Narvel Roth (Joel Edgerton) is a remarkably gifted and meticulous gardener, who leaves nothing to chance.
Everything he does is planned and documented.
Nevertheless, his nights are plagued by flashbacks to a different time in his life.
Narvel leads a team of gardeners, tending the grounds of Norma Haverhill’s (Sigourney Weaver) beautiful and historic private estate, Gracewood Gardens.
He is busy preparing for the annual Spring Charity Auction when Ms Haverhill – a no nonsense employer – calls him in for a chat.
She asks him to engage her troubled grandniece Maya Core (Quintessa Swindell) – whom she hasn’t seen since the latter was a little girl – as an apprentice.
Ms Haverhill makes it clear that she had no respect for Maya’s mother, her niece, who was a drug addict.
It is soon established that twenty something Maya is quick on the uptake and seemingly settles well into her gardening duties.
That is until she has a couple of unsettling run-ins with the hard-nosed Ms Haverhill.

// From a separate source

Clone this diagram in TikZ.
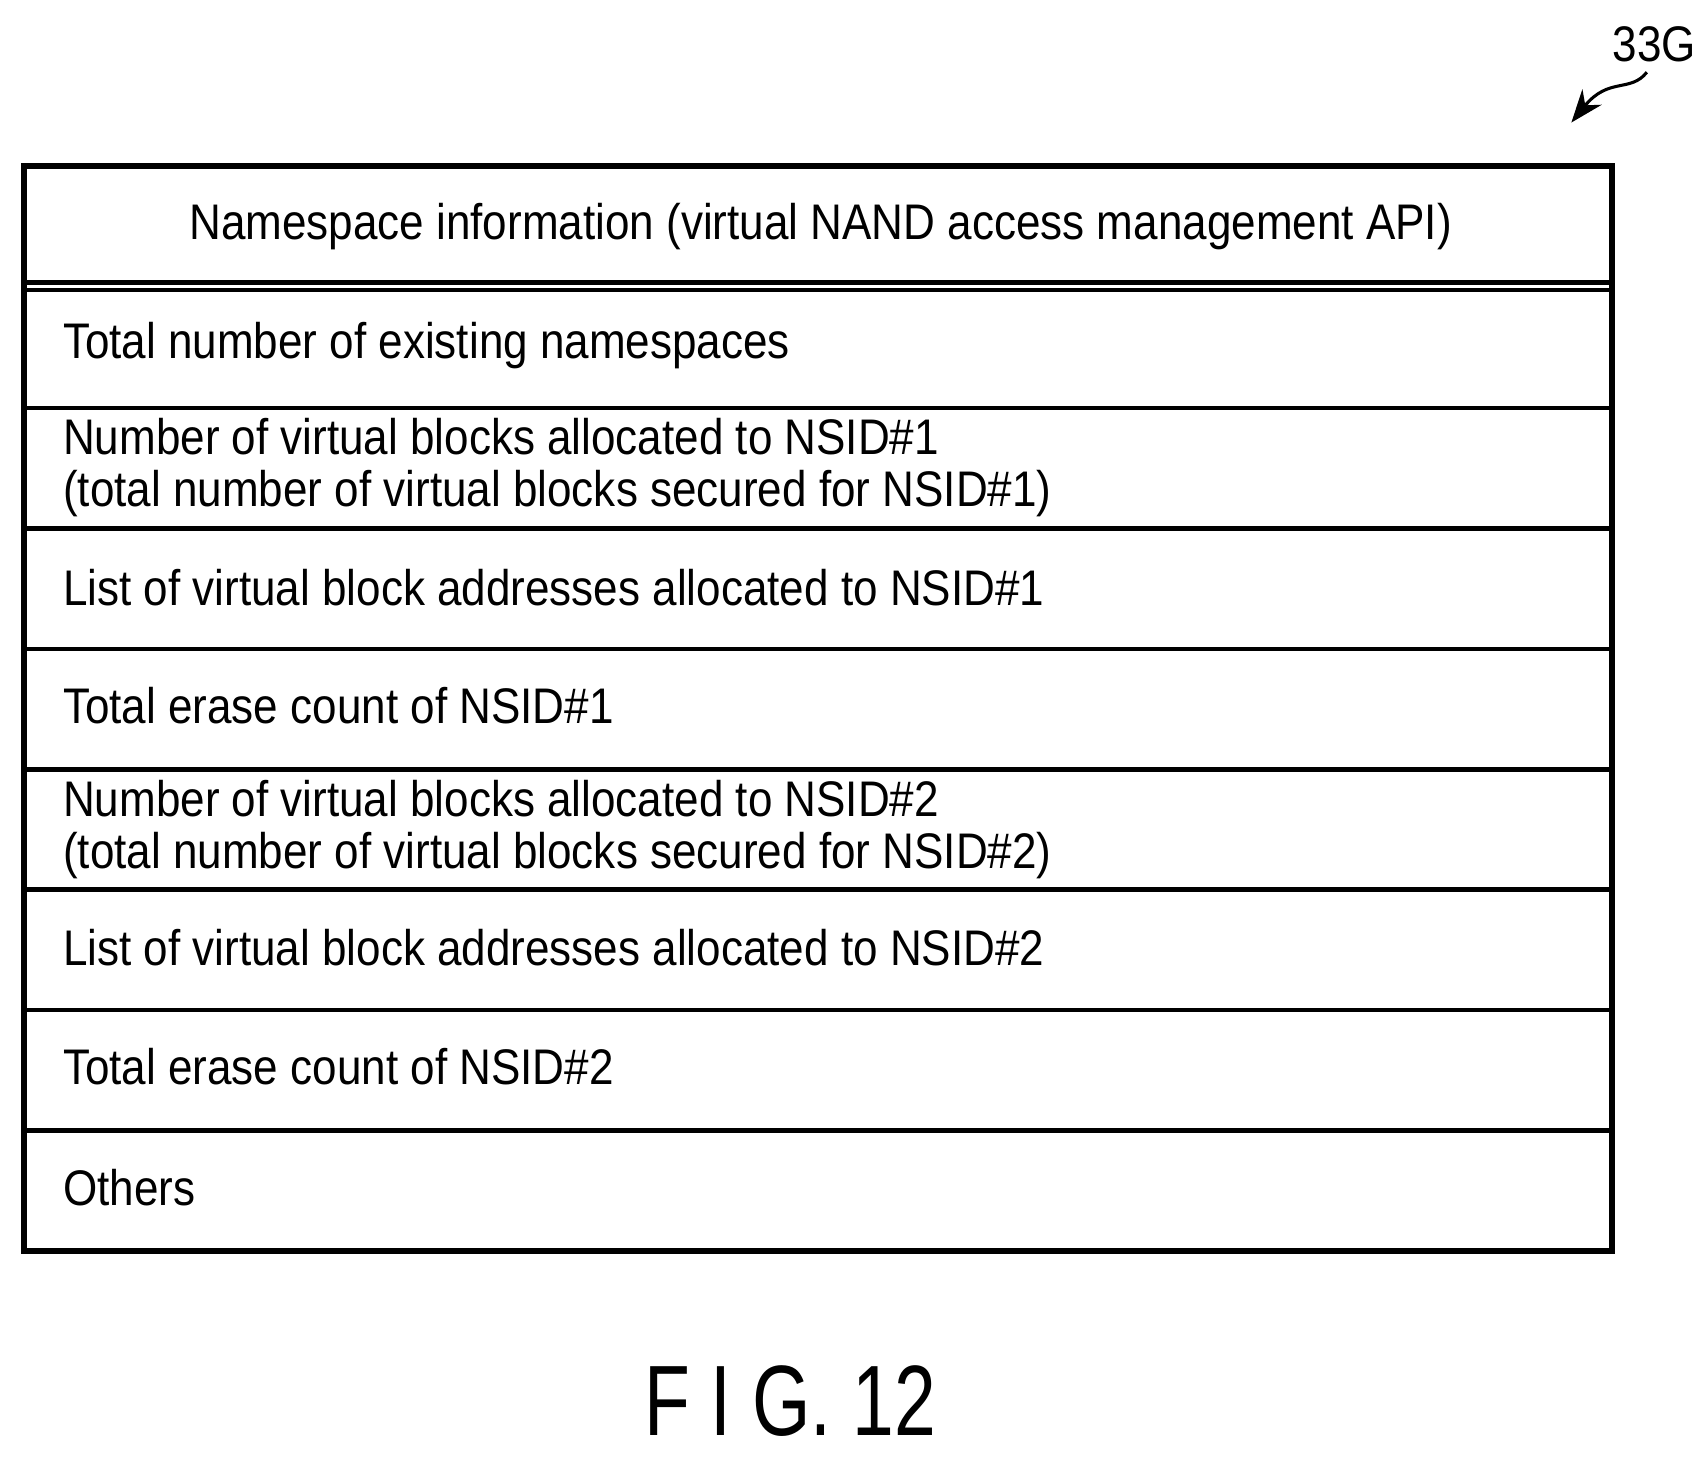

Things really begin unravelling after Maya arrives at work having been beaten up by the drug peddler that also dealt with her mother.
At the same time, a jealous Ms Haverhill accuses Narvel of having a sexual relationship with Maya.
Truth be told, age is no barrier for Ms Haverhill to have a special relationship with the conciliatory Narvel.
There is much on the line here as Narvel is intent on breaking Maya’s drug cycle, while his nefarious past threatens to prevent that from happening.
The Narvel of today is a vastly different man from the one he was more than a decade earlier.
And yet, he may have to use the wiles of bygone days to deal with the present.
Written and directed by Paul Schrader (The Card Counter), the measured, dramatic thriller has a mysterious and ugly underbelly.
It is a question of pulling back the layers, which only happens gradually.
The audience is left to piece together the full back story, which isn’t revealed.
That is a deliberate, drip-feed ploy by Schrader’s and it works well as the cues are strong enough to do so.
In other words, Schrader lets our respective and collective imaginations run freely.
Although not initially envisaged as a trilogy, Master Gardener does mark the end of three “lonely figure” films.
They are movies concerning characters wrestling with the past and hiding behind day jobs, waiting for something to change.
There was First Reformed in 2017 and The Card Counter in 2021.
Mind you, that kind of character first emerged in Taxi Driver (1976), which Schrader wrote as an outgrowth of the existential hero of European fiction.
Narvel, like so many of Schrader’s leading men, is a loner.
Sporting a largely poker face, Edgerton still manages to channel a range of traits, including restraint, determination and menace, as the master gardener.
There is an orderliness and respect about his fellow green thumbs.
As Ms Haverhill, Sigourney Weaver is a controlling figure, used to getting her way.
With her life at the crossroads, Quintessa Swindell has a magnetism about her as Maya.
I appreciated the plot twists and the gritty feel of the movie, which balances order with chaos.
Rated M, Master Gardener scores a 7½ out of 10.